Narrated by Severian, an apprentice in a guild of torturers on a dying world called Urth – a far-future version of Earth – it runs to four volumes, and was an achievement that led the late Le Guin to call Wolfe “our Melville”. For Neil Gaiman, Wolfe was “the finest living male American writer of SF and fantasy – possibly the finest living American writer”; for Martin, he was “a magnificent writer … one of the best our genre has ever produced”, whose books “will be read as long as SF endures”.

Born in New York in 1931, Wolfe fought in the Korean war before working as an engineer. He was instrumental in developing the machine that cooks Pringles crisps, while also editing the professional journal Plant Engineering; he once said that his greatest influences were “GK Chesterton and Marks’ [Standard] Handbook for [Mechanical] Engineers”.

When he was named a grand master of science fiction and fantasy by the Science Fiction and Fantasy Writers of America (SFWA) in 2012, Wolfe recalled living “paycheck to paycheck” with his wife Rosemary and children, and getting three “not terribly good” stories published in a college magazine.

“Then it was time for school to start again, and Rosemary began badgering me for money for school clothes,” he said. “Another story, Car Sinister, sold, and instead of depositing the check I got the manager of the hardware store to cash it for me. I took it to Rosemary: ‘Here’s every dime I got for that story. That’s how much you have for school clothes.’ A few days passed, and I was sitting on the kitchen floor trying to mend a chair. Rosemary came up behind me and said, ‘Shouldn’t you be writing?’ That’s when I knew I was a writer.”

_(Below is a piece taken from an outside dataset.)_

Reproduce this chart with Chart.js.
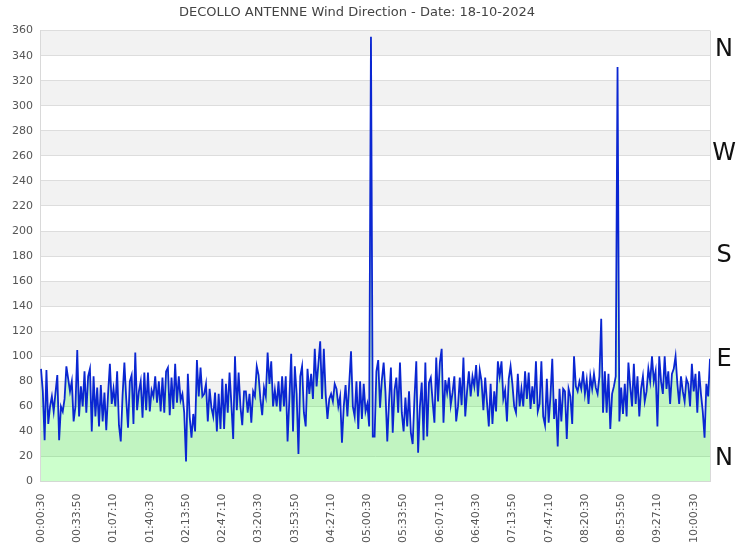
<!DOCTYPE html>
<html lang="it">
<head>
<meta charset="UTF-8">
<title>DECOLLO ANTENNE Wind Direction</title>
<script src="https://cdn.jsdelivr.net/npm/chart.js@4.4.1/dist/chart.umd.min.js"></script>
<style>
  html, body { margin: 0; padding: 0; background: #fff; }
  #wrap { width: 750px; height: 550px; }
</style>
</head>
<body>
<div id="wrap"><canvas id="windChart"></canvas></div>
<script>
// --- data ---
const chartTitle = 'DECOLLO ANTENNE Wind Direction - Date: 18-10-2024';
const startSeconds = 30;     // first sample 00:00:30
const stepSeconds = 100;     // one sample every 100 s
const labelEvery = 20;       // a time label every 20 samples (33:20)

// wind direction in degrees
const direction = [
  90,72,33,89,46,60,68,56,71,85,
  33,60,56,66,92,82,72,80,48,60,105,
  52,76,60,88,55,84,90,40,
  84,52,75,44,77,48,71,41,70,94,
  62,74,60,88,45,32,69,95,
  66,43,80,85,46,103,
  57,72,80,51,87,57,87,56,73,
  68,84,63,80,56,83,55,88,91,53,83,58,94,63,84,65,70,55,
  16,
  86,52,35,54,40,97,68,
  91,
  68,70,78,48,74,59,52,71,40,70,42,82,42,78,55,87,62,
  34,100,
  57,87,60,45,72,72,55,70,47,72,68,92,85,66,53,75,
  68,103,78,96,60,73,60,80,56,84,60,84,32,66,102,40,92,70,
  22,
  84,92,55,44,90,70,86,66,106,76,94,
  112,
  66,106,70,50,66,70,64,78,74,60,68,
  31,
  60,77,52,78,
  104,
  60,52,80,42,80,50,78,56,62,44,
  355,
  36,36,88,
  97,59,81,95,71,
  32,
  65,91,39,73,83,55,95,55,40,67,44,72,39,30,67,96,
  23,
  60,79,33,95,36,79,83,64,47,99,64,95,
  106,
  47,81,71,83,61,71,84,48,60,83,61,99,52,72,88,68,84,76,93,68,89,80,57,83,63,
  44,78,46,72,56,96,84,96,66,73,48,82,92,78,60,55,86,60,74,60,88,66,87,58,76,
  62,96,56,62,96,52,45,82,47,68,98,50,66,28,
  74,48,74,72,34,74,68,46,
  100,
  76,72,80,74,88,70,81,62,84,74,86,75,70,84,
  130,
  55,88,55,86,42,70,76,84,
  331,
  48,75,54,78,52,95,76,60,94,62,84,52,74,84,64,72,90,80,100,80,
  88,44,100,80,70,100,74,88,62,86,90,100,78,62,84,72,64,82,78,60,
  94,72,86,55,88,70,56,
  35,
  78,68,98
];

const yMin = 0;
const yMax = 360;
const yStep = 20;

// compass letters on the right and the degree they sit at
const compassLabels = ['N', 'W', 'S', 'E', 'N'];
const compassValues = [345, 262, 180, 97, 18];

function pad(n) { return String(n).padStart(2, '0'); }
function timeLabel(sec) {
  const h = Math.floor(sec / 3600), m = Math.floor(sec % 3600 / 60), s = sec % 60;
  return pad(h) + ':' + pad(m) + ':' + pad(s);
}
const timeLabels = direction.map((_, i) => timeLabel(startSeconds + i * stepSeconds));

// grey bands every other 20 deg, box line on the right, compass letters
const bandsPlugin = {
  id: 'bands',
  beforeDraw(chart) {
    const { ctx, chartArea: a, scales: { y } } = chart;
    ctx.save();
    ctx.fillStyle = '#ffffff';
    ctx.fillRect(0, 0, chart.width, chart.height);
    ctx.fillStyle = '#f2f2f2';
    for (let v = yMin + yStep; v < yMax; v += yStep * 2) {
      const top = y.getPixelForValue(v + yStep);
      const bot = y.getPixelForValue(v);
      ctx.fillRect(a.left, top, a.right - a.left, bot - top);
    }
    ctx.restore();
  },
  afterDraw(chart) {
    const { ctx, chartArea: a, scales: { y } } = chart;
    ctx.save();
    ctx.strokeStyle = '#d9d9d9';
    ctx.lineWidth = 1;
    ctx.beginPath();
    ctx.moveTo(a.right + 0.5, a.top);
    ctx.lineTo(a.right + 0.5, a.bottom);
    ctx.stroke();
    ctx.fillStyle = '#111';
    ctx.font = '24px "DejaVu Sans"';
    ctx.textAlign = 'center';
    ctx.textBaseline = 'middle';
    compassLabels.forEach((t, i) => {
      ctx.fillText(t, a.right + 14, y.getPixelForValue(compassValues[i]));
    });
    ctx.restore();
  }
};

Chart.defaults.font.family = '"DejaVu Sans", Verdana, sans-serif';
Chart.defaults.color = '#555';

new Chart(document.getElementById('windChart'), {
  type: 'line',
  data: {
    labels: timeLabels,
    datasets: [{
      label: 'Wind Direction',
      data: direction,
      borderColor: '#0a26d2',
      borderWidth: 1.8,
      backgroundColor: 'rgba(0, 255, 0, 0.2)',
      fill: 'origin',
      pointRadius: 0,
      tension: 0
    }]
  },
  options: {
    responsive: true,
    maintainAspectRatio: false,
    animation: false,
    layout: { padding: { left: 4, right: 40, top: 0, bottom: 3 } },
    plugins: {
      legend: { display: false },
      tooltip: { enabled: false },
      title: {
        display: true,
        text: chartTitle,
        color: '#444',
        font: { size: 13, weight: 'normal' },
        padding: { top: 5, bottom: 10 }
      }
    },
    scales: {
      x: {
        grid: { display: false },
        border: { display: true, color: '#d9d9d9' },
        ticks: {
          autoSkip: false,
          minRotation: 90,
          maxRotation: 90,
          font: { size: 11 },
          padding: 4,
          callback: function (val, idx) {
            return idx % labelEvery === 0 ? this.getLabelForValue(val) : null;
          }
        }
      },
      y: {
        min: yMin,
        max: yMax,
        grid: { color: '#dddddd', drawTicks: false },
        border: { display: true, color: '#d9d9d9' },
        ticks: { stepSize: yStep, font: { size: 11 }, padding: 8 }
      }
    }
  },
  plugins: [bandsPlugin]
});
</script>
</body>
</html>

Wolfe published the novella The Fifth Head of Cerberus in 1972, going on to write more than 30 novels, with The Book of the New Sun published between 1980 and 1983. His most recent work, A Borrowed Man, was a slice of SF noir published in 2015. Winner of awards including the Nebula, World Fantasy and Locus, the SFWA recalled how in 1971, he was mistakenly announced by Isaac Asimov as winner of the Nebula award for his short story The Island of Doctor Death and Other Stories. When it was revealed that in fact, “no award” won the category, Asimov joked that Wolfe should write a story called The Death of Doctor Island; he did – and won his first Nebula award for it, in 1974.

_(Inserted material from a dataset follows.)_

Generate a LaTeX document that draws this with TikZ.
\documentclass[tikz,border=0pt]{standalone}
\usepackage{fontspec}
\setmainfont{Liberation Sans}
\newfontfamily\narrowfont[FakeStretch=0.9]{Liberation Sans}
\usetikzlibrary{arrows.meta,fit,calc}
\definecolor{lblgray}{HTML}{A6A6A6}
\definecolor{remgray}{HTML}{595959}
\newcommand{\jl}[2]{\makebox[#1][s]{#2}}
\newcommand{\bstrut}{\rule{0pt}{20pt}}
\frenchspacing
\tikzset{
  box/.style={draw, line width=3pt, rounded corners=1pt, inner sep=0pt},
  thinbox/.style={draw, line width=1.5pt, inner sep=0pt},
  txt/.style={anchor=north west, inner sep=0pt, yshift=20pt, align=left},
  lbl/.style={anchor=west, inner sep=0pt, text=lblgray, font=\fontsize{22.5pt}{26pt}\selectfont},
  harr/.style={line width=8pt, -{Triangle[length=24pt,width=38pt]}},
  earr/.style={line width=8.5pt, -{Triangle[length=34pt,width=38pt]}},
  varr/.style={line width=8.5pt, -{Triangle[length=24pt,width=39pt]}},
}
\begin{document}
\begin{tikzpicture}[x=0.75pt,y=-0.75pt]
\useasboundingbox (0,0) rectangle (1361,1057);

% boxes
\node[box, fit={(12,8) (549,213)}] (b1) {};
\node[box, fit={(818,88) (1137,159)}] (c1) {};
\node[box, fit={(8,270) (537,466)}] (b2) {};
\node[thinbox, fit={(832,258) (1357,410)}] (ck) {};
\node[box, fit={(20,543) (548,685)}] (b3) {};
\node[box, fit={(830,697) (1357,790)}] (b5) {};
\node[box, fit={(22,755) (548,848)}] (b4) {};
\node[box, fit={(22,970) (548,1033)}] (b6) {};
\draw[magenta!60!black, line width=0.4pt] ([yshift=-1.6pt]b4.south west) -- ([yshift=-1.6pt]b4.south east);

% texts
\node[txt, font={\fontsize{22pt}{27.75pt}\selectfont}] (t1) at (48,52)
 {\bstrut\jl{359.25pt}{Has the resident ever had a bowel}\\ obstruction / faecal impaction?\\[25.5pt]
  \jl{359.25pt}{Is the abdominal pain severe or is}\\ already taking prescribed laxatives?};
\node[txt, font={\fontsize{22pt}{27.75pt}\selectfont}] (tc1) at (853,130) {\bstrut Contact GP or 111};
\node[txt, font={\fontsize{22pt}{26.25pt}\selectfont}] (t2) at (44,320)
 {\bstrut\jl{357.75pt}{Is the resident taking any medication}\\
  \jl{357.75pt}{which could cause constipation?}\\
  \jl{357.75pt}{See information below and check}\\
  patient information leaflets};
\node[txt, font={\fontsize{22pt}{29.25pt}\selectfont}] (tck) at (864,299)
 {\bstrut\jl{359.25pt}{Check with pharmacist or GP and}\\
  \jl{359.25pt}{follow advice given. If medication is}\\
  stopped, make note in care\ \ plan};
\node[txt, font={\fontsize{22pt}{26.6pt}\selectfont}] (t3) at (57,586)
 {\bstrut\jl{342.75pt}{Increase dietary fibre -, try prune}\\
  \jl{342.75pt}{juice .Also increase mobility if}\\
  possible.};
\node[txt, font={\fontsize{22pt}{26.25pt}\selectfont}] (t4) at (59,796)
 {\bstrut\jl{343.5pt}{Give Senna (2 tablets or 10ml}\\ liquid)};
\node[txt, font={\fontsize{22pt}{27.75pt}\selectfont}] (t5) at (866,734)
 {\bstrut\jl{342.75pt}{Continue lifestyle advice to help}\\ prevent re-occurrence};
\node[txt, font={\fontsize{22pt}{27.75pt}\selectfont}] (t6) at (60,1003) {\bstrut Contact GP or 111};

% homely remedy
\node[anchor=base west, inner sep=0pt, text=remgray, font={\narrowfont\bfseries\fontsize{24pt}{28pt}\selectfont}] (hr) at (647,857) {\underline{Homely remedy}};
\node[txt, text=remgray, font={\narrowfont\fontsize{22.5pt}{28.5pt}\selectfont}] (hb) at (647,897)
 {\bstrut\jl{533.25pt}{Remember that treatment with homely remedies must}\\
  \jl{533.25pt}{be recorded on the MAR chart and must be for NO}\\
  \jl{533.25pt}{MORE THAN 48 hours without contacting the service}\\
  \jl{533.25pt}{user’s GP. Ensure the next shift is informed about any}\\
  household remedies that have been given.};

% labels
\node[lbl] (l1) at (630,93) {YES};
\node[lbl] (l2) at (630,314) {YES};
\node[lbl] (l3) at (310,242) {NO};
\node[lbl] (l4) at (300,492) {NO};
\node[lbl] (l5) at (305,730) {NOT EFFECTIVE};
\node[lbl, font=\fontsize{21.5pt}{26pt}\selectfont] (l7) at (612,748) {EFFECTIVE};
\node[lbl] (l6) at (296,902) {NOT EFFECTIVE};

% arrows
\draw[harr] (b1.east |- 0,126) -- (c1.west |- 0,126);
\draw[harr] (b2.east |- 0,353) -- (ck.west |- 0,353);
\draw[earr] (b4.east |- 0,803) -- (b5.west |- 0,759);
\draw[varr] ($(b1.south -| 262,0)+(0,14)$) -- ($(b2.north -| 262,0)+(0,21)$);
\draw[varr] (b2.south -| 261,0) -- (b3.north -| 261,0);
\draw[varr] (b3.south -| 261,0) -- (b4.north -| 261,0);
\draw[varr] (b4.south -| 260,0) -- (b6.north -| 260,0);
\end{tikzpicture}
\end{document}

SF novelist Cory Doctorow said: “I met him on a few occasions and shared a meal or two and found him to be the proverbial jolly old elf, full of wit and charm and mischief, the kind of person who looked and acted exactly as you’d expect he would, based on his marvellous body of work. I’m so sad to hear that he’s gone. Although he lived a long and wonderful and varied life … and left behind a staggering and brilliant literary corpus, the world was a better place with him in it.”